My column last week was devoted to the deleterious effects of the self-esteem movement on students' readiness for higher learning, specifically the dumbing down of university standards and academic integrity. An unusually high amount of gloomy, but validating response from frustrated academics persuaded me a follow-up column was in order, this time suggesting alternatives for the motivated student yearning to breathe rational and culturally uplifting air.

For there are oases in the anti-Western academic wilderness, and even indications that a polite mutiny is in progress against the cultural self-loathing still being peddled in mainstream humanities departments.

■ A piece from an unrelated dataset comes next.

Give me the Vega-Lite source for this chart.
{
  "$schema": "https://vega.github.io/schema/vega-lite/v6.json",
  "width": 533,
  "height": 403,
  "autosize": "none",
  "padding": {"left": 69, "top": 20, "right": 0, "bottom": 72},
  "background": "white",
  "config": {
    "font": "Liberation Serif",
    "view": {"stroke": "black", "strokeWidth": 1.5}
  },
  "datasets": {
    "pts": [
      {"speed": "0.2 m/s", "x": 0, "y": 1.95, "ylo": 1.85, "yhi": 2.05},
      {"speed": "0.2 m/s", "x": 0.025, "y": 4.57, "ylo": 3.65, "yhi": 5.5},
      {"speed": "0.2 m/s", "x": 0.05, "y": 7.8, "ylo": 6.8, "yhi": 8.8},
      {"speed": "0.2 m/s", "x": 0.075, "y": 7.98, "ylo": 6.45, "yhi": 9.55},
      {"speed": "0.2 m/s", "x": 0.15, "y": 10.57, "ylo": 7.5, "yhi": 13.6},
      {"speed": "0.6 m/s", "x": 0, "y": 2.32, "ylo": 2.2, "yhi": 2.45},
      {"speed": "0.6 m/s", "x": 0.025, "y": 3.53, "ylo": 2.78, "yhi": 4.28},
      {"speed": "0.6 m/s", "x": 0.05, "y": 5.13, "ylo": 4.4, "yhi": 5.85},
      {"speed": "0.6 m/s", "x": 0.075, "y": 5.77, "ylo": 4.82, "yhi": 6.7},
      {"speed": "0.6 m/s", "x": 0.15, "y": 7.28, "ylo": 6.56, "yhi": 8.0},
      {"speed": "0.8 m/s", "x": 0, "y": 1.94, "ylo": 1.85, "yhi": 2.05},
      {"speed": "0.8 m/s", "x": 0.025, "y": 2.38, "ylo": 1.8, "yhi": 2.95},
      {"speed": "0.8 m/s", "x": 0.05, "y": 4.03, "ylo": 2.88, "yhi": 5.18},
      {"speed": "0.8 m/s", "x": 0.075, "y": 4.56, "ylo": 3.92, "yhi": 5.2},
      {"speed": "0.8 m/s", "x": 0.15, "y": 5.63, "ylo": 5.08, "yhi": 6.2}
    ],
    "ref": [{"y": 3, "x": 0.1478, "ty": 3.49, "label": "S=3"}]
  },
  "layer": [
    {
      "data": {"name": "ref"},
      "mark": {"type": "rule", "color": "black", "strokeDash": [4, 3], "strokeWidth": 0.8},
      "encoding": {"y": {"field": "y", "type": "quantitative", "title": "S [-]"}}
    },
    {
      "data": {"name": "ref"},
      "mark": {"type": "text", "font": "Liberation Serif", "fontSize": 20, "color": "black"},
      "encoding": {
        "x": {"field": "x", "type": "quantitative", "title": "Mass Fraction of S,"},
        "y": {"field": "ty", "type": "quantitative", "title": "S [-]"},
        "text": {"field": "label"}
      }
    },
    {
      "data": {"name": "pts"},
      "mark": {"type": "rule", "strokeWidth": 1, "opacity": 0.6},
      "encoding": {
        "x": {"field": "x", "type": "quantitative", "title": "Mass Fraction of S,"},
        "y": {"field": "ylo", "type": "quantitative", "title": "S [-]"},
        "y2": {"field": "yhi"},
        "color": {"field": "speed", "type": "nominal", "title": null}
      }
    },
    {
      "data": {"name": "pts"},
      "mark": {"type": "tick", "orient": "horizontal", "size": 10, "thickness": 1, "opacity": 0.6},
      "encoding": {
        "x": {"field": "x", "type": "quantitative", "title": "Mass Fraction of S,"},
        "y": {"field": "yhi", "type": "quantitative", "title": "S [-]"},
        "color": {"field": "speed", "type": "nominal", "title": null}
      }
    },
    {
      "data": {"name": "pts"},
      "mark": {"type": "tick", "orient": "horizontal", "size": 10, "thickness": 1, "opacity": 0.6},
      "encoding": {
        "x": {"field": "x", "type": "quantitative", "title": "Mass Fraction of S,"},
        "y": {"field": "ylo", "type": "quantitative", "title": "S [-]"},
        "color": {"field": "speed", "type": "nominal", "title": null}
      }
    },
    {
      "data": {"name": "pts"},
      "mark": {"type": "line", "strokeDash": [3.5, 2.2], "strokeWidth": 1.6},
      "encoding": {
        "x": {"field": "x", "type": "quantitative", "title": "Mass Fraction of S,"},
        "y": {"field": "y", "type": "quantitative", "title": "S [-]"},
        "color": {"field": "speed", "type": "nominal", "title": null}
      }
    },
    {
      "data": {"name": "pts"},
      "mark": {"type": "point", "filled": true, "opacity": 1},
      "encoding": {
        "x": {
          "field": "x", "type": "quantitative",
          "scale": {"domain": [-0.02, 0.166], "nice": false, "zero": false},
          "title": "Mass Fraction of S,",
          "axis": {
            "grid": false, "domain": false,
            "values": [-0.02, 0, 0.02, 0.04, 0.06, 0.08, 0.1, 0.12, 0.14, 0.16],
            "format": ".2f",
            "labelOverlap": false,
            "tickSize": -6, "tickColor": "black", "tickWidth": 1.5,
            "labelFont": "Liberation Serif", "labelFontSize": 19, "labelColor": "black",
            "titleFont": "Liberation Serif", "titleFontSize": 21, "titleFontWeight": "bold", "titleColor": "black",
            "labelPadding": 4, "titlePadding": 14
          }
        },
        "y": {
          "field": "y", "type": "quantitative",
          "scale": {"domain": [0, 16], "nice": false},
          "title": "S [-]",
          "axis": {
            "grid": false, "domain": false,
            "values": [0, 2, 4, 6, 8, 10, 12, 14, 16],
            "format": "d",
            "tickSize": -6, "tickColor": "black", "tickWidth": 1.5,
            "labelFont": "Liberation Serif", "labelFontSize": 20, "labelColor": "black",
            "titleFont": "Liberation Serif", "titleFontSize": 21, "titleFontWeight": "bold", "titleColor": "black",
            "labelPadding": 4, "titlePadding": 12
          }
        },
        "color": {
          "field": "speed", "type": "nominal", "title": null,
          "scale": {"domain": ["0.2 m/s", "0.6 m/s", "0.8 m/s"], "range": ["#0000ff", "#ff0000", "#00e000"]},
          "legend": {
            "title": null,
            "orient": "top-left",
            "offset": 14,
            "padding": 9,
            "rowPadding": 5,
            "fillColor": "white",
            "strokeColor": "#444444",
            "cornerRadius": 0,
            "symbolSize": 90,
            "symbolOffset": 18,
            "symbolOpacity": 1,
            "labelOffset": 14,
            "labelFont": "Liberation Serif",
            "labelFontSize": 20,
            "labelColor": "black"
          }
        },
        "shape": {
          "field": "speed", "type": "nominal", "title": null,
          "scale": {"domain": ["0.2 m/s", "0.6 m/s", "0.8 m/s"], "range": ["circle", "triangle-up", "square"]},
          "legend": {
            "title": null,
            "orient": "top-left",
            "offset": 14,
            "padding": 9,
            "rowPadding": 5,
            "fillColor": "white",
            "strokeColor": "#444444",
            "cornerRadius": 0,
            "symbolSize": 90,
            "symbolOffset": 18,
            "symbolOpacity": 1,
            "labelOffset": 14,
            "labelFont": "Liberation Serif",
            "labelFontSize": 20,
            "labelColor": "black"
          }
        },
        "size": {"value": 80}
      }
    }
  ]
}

Between 1990 and 2004 in the United States, enrolment went up 13% for public universities and 28% for private ones. But during the same period, enrolment in

Christian colleges was up a striking 70%. The surge reflects a change of focus in these schools from Christian proselytism to a more ecumenical emphasis on common Western values; non-religious, but culturally traditional students seeking a robust classical education can now find a comfortable intellectual home in these nominally religious precincts. Secular private institutions like Michigan's Hillsdale College are also flourishing.

Objective, market-driven online courses have gained ground too. Still, the ideal situation remains a long-term sojourn for the student within a physical community. Students and professors should have the necessary leisure to engage in what conservative philosopher Michael Oakeshott called the "great conversation" around the magnificent intellectual and aesthetic heritages of Western civilization. Such paradises exist in Canada, but they are higher education's best-kept secret.

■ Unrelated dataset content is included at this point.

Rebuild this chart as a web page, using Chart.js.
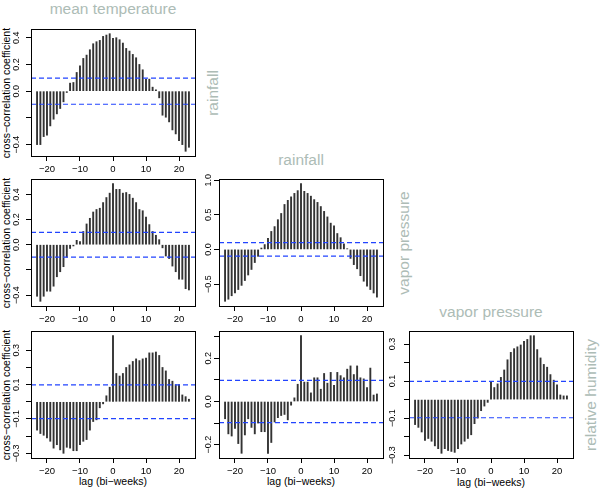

The Canadian bellwether for this model is the 30-year-old Liberal Arts College (LAC), a department within Montreal's Concordia University. LAC offers a three-year B. A. major/honours degree based on a Great-Books Core Curriculum. Administrators at Concordia refer to LAC as one of the university's "jewels in the crown."

The four-year Bachelor of Humanities program at the College of the Humanities (COTH) within Ottawa's Carleton University is similarly Great-Books based, but unlike LAC, which is exclusively Western-civilization oriented, incorporates materials from Asian and other civilizations.

From west to east there's Simon Fraser University, Vancouver Island University, Brock University and St. Thomas University --all offering undergraduate degrees for Great-Books based programs.

(Some other Canadian universities provide one-year Core-type programs, like the Foundation Year at Halifax's King's College, a Plato-to-NATO whirlwind. Better than nothing, but not a patch on a three to four year immersion in a distinct "sacred grove.")

The rallying body for these programs is the Vancouver-based Association for Core Texts and Courses (ACTC). The typical academic conference highlights narrowly-focused research papers within a single discipline. ACTC's annual interdisciplinary conferences focus on educational advances in the presentation of material common to everyone. In other words, ACTC is about holistic teaching -- that is, about the student -- not about furthering academics' insular careers.

There. I've exposed Canada's best-kept academic secret: Core Curricula. Don't look to them for ideologically freighted, constituency-oriented courses like "women's" or "queer" studies, nor for professors with "neo-colonialist" or "racialist" axes to grind. Free from all political fads, these programs are marked by intimate student-staff ratios, high intellectual standards and political neutrality.

Now you know where Canada's luckiest students and happiest humanities profs have been hiding. Spread the word.